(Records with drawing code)
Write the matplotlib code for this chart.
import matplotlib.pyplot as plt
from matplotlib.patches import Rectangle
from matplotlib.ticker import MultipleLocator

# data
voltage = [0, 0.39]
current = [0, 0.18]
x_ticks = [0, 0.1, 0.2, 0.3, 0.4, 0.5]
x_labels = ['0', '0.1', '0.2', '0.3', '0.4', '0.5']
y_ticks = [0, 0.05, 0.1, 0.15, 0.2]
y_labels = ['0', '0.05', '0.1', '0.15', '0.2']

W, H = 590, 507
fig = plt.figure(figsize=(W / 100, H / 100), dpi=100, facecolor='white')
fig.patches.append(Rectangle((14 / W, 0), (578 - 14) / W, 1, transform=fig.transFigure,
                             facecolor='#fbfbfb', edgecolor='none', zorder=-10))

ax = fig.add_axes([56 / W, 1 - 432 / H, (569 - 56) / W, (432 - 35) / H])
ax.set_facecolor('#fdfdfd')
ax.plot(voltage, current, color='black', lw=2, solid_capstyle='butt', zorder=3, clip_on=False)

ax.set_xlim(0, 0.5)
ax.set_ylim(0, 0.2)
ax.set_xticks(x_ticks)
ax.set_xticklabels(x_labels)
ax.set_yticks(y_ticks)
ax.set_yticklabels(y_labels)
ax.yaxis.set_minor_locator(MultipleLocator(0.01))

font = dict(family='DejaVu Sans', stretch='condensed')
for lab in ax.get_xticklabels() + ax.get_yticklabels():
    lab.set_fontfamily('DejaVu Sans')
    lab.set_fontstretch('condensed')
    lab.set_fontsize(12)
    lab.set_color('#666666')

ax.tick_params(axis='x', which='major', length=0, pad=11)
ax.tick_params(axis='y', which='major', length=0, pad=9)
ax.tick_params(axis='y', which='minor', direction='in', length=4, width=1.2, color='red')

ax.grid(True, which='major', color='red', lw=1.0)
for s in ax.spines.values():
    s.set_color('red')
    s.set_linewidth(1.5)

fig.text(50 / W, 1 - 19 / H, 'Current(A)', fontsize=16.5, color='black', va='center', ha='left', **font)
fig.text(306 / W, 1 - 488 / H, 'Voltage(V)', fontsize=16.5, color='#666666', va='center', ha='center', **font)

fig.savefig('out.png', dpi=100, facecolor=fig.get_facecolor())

...

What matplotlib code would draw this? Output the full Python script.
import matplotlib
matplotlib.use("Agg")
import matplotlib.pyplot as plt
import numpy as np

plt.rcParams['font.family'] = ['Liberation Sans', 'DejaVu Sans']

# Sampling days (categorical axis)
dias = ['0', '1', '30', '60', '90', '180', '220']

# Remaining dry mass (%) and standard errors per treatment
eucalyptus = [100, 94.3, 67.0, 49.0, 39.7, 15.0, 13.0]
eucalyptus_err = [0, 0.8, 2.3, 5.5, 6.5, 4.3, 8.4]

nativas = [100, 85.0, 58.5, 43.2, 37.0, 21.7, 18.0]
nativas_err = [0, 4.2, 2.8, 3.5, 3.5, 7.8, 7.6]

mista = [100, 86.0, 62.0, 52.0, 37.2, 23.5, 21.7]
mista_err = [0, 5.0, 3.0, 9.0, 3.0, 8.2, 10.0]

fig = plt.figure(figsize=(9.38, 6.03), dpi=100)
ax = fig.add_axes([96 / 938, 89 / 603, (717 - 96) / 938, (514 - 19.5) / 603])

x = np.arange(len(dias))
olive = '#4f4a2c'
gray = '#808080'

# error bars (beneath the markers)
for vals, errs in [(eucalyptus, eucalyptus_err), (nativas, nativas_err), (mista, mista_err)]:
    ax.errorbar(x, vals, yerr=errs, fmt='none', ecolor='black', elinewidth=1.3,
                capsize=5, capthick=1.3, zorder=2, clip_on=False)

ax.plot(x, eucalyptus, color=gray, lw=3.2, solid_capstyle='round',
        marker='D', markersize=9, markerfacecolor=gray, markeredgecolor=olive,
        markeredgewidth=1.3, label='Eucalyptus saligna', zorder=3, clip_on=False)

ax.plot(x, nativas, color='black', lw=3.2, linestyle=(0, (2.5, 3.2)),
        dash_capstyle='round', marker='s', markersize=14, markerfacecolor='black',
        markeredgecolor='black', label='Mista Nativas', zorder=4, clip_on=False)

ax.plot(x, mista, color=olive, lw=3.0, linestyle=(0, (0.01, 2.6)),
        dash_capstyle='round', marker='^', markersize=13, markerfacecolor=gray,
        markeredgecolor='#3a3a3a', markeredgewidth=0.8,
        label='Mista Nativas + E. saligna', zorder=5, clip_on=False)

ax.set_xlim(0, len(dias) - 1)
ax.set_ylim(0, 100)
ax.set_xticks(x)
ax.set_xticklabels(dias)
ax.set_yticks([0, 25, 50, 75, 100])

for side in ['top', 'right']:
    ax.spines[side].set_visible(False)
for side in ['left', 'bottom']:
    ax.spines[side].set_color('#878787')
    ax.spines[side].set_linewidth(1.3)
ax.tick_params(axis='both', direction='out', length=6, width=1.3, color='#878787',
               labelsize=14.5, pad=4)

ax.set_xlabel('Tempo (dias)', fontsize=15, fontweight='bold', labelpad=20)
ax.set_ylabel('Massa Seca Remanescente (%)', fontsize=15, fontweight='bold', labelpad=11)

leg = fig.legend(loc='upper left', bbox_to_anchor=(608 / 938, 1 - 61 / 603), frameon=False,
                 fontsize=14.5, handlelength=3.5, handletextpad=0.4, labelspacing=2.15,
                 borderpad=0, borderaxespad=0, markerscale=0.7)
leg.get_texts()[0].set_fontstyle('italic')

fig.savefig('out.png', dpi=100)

---

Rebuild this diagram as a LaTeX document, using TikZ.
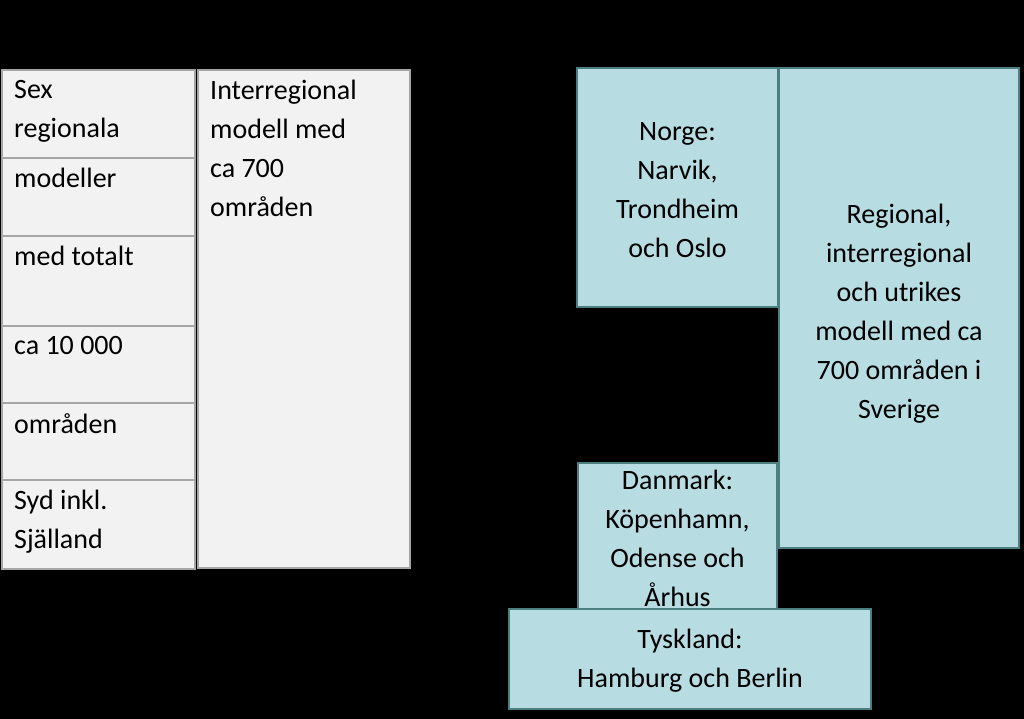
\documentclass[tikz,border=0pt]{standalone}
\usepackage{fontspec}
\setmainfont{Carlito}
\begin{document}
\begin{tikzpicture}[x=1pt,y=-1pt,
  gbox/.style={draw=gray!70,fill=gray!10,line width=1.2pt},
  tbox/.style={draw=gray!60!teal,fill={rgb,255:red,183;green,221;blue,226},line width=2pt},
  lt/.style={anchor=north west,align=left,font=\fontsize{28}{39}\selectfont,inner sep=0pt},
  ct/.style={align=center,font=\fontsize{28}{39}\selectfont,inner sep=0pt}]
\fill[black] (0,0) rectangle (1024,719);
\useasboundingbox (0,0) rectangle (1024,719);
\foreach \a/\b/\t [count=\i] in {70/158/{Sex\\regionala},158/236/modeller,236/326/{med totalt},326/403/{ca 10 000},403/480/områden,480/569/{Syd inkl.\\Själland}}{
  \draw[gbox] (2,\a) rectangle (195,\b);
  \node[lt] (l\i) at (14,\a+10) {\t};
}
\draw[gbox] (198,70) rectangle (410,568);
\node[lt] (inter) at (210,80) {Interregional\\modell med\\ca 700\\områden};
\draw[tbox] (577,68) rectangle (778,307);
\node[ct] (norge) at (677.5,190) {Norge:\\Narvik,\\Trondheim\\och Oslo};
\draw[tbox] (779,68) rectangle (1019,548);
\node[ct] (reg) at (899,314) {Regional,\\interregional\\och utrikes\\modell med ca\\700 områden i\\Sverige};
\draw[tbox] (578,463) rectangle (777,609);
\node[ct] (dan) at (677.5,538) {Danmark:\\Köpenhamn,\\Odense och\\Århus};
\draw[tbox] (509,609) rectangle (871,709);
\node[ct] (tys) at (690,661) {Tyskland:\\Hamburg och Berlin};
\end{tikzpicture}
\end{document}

CHALLENGE — Nothing but the lines from the one with "Write the matplotlib code for this chart." through the one with "lab.set_color('#666666')" should be retyped; include both and keep them exact.

FINAL RESULT —
Write the matplotlib code for this chart.
import matplotlib.pyplot as plt
from matplotlib.patches import Rectangle
from matplotlib.ticker import MultipleLocator

# data
voltage = [0, 0.39]
current = [0, 0.18]
x_ticks = [0, 0.1, 0.2, 0.3, 0.4, 0.5]
x_labels = ['0', '0.1', '0.2', '0.3', '0.4', '0.5']
y_ticks = [0, 0.05, 0.1, 0.15, 0.2]
y_labels = ['0', '0.05', '0.1', '0.15', '0.2']

W, H = 590, 507
fig = plt.figure(figsize=(W / 100, H / 100), dpi=100, facecolor='white')
fig.patches.append(Rectangle((14 / W, 0), (578 - 14) / W, 1, transform=fig.transFigure,
                             facecolor='#fbfbfb', edgecolor='none', zorder=-10))

ax = fig.add_axes([56 / W, 1 - 432 / H, (569 - 56) / W, (432 - 35) / H])
ax.set_facecolor('#fdfdfd')
ax.plot(voltage, current, color='black', lw=2, solid_capstyle='butt', zorder=3, clip_on=False)

ax.set_xlim(0, 0.5)
ax.set_ylim(0, 0.2)
ax.set_xticks(x_ticks)
ax.set_xticklabels(x_labels)
ax.set_yticks(y_ticks)
ax.set_yticklabels(y_labels)
ax.yaxis.set_minor_locator(MultipleLocator(0.01))

font = dict(family='DejaVu Sans', stretch='condensed')
for lab in ax.get_xticklabels() + ax.get_yticklabels():
    lab.set_fontfamily('DejaVu Sans')
    lab.set_fontstretch('condensed')
    lab.set_fontsize(12)
    lab.set_color('#666666')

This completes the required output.